◆ **Task goal**
From the listing that follows, extract every line and set it down unaltered.
#####
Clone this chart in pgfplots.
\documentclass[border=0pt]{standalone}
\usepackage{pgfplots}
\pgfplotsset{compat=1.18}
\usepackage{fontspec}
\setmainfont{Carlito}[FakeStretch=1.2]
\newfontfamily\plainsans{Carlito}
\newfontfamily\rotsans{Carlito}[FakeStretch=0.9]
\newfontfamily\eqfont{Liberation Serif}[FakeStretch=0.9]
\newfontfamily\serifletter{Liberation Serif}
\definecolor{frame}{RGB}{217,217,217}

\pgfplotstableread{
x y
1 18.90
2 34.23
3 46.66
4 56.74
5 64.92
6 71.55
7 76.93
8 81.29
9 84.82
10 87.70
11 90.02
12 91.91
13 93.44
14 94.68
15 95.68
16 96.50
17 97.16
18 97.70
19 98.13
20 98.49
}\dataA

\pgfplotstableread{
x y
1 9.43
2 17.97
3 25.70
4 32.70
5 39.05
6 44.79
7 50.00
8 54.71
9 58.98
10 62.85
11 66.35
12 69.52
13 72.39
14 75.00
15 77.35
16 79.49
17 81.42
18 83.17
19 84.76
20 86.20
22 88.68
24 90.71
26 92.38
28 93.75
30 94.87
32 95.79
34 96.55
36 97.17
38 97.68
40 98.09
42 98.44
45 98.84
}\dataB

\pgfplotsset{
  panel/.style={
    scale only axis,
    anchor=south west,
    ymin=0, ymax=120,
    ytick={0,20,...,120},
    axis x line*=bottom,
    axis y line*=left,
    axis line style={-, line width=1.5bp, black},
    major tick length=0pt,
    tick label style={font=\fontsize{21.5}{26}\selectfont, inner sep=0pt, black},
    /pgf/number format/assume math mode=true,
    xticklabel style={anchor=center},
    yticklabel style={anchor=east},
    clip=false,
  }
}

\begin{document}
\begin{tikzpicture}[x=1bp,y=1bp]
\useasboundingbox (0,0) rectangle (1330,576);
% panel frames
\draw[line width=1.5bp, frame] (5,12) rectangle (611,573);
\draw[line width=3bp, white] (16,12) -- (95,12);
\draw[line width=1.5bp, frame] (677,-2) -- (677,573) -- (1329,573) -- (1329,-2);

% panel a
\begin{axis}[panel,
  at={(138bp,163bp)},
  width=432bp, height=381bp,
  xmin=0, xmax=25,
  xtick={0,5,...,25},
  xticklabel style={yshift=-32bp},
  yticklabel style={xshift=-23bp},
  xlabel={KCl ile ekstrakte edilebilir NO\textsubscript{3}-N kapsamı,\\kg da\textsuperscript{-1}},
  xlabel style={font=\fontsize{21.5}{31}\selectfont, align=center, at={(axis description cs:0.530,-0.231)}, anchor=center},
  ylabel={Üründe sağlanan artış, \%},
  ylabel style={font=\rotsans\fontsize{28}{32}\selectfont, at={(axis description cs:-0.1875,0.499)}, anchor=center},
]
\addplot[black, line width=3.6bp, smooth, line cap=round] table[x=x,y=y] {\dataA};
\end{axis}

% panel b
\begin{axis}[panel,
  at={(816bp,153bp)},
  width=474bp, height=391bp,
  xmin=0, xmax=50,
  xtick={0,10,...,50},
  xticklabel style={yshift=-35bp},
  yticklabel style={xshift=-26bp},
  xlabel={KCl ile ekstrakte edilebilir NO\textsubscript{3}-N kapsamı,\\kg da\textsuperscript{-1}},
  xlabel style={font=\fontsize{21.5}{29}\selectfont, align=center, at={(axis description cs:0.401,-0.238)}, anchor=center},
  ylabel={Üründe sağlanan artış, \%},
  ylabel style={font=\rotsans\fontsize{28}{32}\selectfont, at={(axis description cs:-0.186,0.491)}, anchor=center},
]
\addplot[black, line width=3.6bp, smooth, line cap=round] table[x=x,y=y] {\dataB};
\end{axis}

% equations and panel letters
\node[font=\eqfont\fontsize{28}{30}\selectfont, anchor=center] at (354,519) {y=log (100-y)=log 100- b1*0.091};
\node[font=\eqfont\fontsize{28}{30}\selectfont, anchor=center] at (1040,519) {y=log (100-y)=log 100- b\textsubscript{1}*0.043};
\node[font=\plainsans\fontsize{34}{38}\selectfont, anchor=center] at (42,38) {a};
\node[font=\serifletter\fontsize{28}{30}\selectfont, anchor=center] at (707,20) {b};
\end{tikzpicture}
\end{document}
#####
◆ **Full answer**
Clone this chart in pgfplots.
\documentclass[border=0pt]{standalone}
\usepackage{pgfplots}
\pgfplotsset{compat=1.18}
\usepackage{fontspec}
\setmainfont{Carlito}[FakeStretch=1.2]
\newfontfamily\plainsans{Carlito}
\newfontfamily\rotsans{Carlito}[FakeStretch=0.9]
\newfontfamily\eqfont{Liberation Serif}[FakeStretch=0.9]
\newfontfamily\serifletter{Liberation Serif}
\definecolor{frame}{RGB}{217,217,217}

\pgfplotstableread{
x y
1 18.90
2 34.23
3 46.66
4 56.74
5 64.92
6 71.55
7 76.93
8 81.29
9 84.82
10 87.70
11 90.02
12 91.91
13 93.44
14 94.68
15 95.68
16 96.50
17 97.16
18 97.70
19 98.13
20 98.49
}\dataA

\pgfplotstableread{
x y
1 9.43
2 17.97
3 25.70
4 32.70
5 39.05
6 44.79
7 50.00
8 54.71
9 58.98
10 62.85
11 66.35
12 69.52
13 72.39
14 75.00
15 77.35
16 79.49
17 81.42
18 83.17
19 84.76
20 86.20
22 88.68
24 90.71
26 92.38
28 93.75
30 94.87
32 95.79
34 96.55
36 97.17
38 97.68
40 98.09
42 98.44
45 98.84
}\dataB

\pgfplotsset{
  panel/.style={
    scale only axis,
    anchor=south west,
    ymin=0, ymax=120,
    ytick={0,20,...,120},
    axis x line*=bottom,
    axis y line*=left,
    axis line style={-, line width=1.5bp, black},
    major tick length=0pt,
    tick label style={font=\fontsize{21.5}{26}\selectfont, inner sep=0pt, black},
    /pgf/number format/assume math mode=true,
    xticklabel style={anchor=center},
    yticklabel style={anchor=east},
    clip=false,
  }
}

\begin{document}
\begin{tikzpicture}[x=1bp,y=1bp]
\useasboundingbox (0,0) rectangle (1330,576);
% panel frames
\draw[line width=1.5bp, frame] (5,12) rectangle (611,573);
\draw[line width=3bp, white] (16,12) -- (95,12);
\draw[line width=1.5bp, frame] (677,-2) -- (677,573) -- (1329,573) -- (1329,-2);

% panel a
\begin{axis}[panel,
  at={(138bp,163bp)},
  width=432bp, height=381bp,
  xmin=0, xmax=25,
  xtick={0,5,...,25},
  xticklabel style={yshift=-32bp},
  yticklabel style={xshift=-23bp},
  xlabel={KCl ile ekstrakte edilebilir NO\textsubscript{3}-N kapsamı,\\kg da\textsuperscript{-1}},
  xlabel style={font=\fontsize{21.5}{31}\selectfont, align=center, at={(axis description cs:0.530,-0.231)}, anchor=center},
  ylabel={Üründe sağlanan artış, \%},
  ylabel style={font=\rotsans\fontsize{28}{32}\selectfont, at={(axis description cs:-0.1875,0.499)}, anchor=center},
]
\addplot[black, line width=3.6bp, smooth, line cap=round] table[x=x,y=y] {\dataA};
\end{axis}

% panel b
\begin{axis}[panel,
  at={(816bp,153bp)},
  width=474bp, height=391bp,
  xmin=0, xmax=50,
  xtick={0,10,...,50},
  xticklabel style={yshift=-35bp},
  yticklabel style={xshift=-26bp},
  xlabel={KCl ile ekstrakte edilebilir NO\textsubscript{3}-N kapsamı,\\kg da\textsuperscript{-1}},
  xlabel style={font=\fontsize{21.5}{29}\selectfont, align=center, at={(axis description cs:0.401,-0.238)}, anchor=center},
  ylabel={Üründe sağlanan artış, \%},
  ylabel style={font=\rotsans\fontsize{28}{32}\selectfont, at={(axis description cs:-0.186,0.491)}, anchor=center},
]
\addplot[black, line width=3.6bp, smooth, line cap=round] table[x=x,y=y] {\dataB};
\end{axis}

% equations and panel letters
\node[font=\eqfont\fontsize{28}{30}\selectfont, anchor=center] at (354,519) {y=log (100-y)=log 100- b1*0.091};
\node[font=\eqfont\fontsize{28}{30}\selectfont, anchor=center] at (1040,519) {y=log (100-y)=log 100- b\textsubscript{1}*0.043};
\node[font=\plainsans\fontsize{34}{38}\selectfont, anchor=center] at (42,38) {a};
\node[font=\serifletter\fontsize{28}{30}\selectfont, anchor=center] at (707,20) {b};
\end{tikzpicture}
\end{document}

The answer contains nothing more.